SOURCE EXCERPT:

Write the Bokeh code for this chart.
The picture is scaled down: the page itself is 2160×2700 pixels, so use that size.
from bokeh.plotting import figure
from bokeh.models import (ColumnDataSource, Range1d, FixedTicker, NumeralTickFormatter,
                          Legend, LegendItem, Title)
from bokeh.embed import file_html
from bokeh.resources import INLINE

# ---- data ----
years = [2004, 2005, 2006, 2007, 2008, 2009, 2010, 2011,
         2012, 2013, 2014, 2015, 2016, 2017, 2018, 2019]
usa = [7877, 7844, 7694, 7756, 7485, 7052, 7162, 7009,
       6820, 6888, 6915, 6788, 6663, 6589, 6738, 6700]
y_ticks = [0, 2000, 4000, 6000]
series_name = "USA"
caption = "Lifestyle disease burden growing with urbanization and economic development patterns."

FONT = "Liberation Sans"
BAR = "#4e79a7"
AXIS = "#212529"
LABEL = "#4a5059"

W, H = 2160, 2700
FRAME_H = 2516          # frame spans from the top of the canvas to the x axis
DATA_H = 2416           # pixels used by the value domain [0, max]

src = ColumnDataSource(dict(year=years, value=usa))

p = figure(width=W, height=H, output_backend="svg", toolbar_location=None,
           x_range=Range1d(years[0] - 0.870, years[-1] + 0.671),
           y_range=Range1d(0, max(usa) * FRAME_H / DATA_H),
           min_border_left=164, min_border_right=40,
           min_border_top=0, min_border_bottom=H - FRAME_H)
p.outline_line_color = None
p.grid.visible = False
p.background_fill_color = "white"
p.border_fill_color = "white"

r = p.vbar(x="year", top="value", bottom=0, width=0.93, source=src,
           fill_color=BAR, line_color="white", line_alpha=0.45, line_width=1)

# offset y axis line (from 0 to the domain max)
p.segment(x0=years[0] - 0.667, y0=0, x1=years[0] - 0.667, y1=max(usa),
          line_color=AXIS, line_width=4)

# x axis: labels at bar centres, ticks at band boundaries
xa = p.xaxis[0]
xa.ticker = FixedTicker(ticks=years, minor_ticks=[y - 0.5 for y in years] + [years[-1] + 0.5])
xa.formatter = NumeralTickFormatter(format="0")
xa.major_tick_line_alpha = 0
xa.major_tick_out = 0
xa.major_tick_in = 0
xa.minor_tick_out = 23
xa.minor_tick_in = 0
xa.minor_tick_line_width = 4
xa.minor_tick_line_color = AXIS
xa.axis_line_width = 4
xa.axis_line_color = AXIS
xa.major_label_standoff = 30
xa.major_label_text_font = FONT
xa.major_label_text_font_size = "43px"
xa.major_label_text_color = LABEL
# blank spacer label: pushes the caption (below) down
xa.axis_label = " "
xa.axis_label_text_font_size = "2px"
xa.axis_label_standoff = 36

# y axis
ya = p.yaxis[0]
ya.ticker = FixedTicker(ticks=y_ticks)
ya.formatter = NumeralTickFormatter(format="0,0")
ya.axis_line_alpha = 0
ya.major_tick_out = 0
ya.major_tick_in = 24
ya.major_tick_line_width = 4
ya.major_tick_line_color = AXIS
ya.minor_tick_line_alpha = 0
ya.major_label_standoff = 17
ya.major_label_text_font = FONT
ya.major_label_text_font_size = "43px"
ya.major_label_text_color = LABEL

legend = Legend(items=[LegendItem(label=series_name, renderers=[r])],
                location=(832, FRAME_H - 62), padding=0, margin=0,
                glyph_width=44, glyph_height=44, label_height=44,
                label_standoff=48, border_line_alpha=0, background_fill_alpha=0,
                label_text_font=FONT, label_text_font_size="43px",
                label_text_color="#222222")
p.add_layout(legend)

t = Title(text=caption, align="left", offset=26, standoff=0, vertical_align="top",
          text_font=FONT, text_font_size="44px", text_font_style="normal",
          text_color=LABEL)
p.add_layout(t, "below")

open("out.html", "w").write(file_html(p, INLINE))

WHAT YOU NEED TO DO: The lines from the one containing "The picture is" to the one containing "from bokeh.resources import INLINE", both included, are to be extracted exactly; give no other line.

THE OUTPUT:
The picture is scaled down: the page itself is 2160×2700 pixels, so use that size.
from bokeh.plotting import figure
from bokeh.models import (ColumnDataSource, Range1d, FixedTicker, NumeralTickFormatter,
                          Legend, LegendItem, Title)
from bokeh.embed import file_html
from bokeh.resources import INLINE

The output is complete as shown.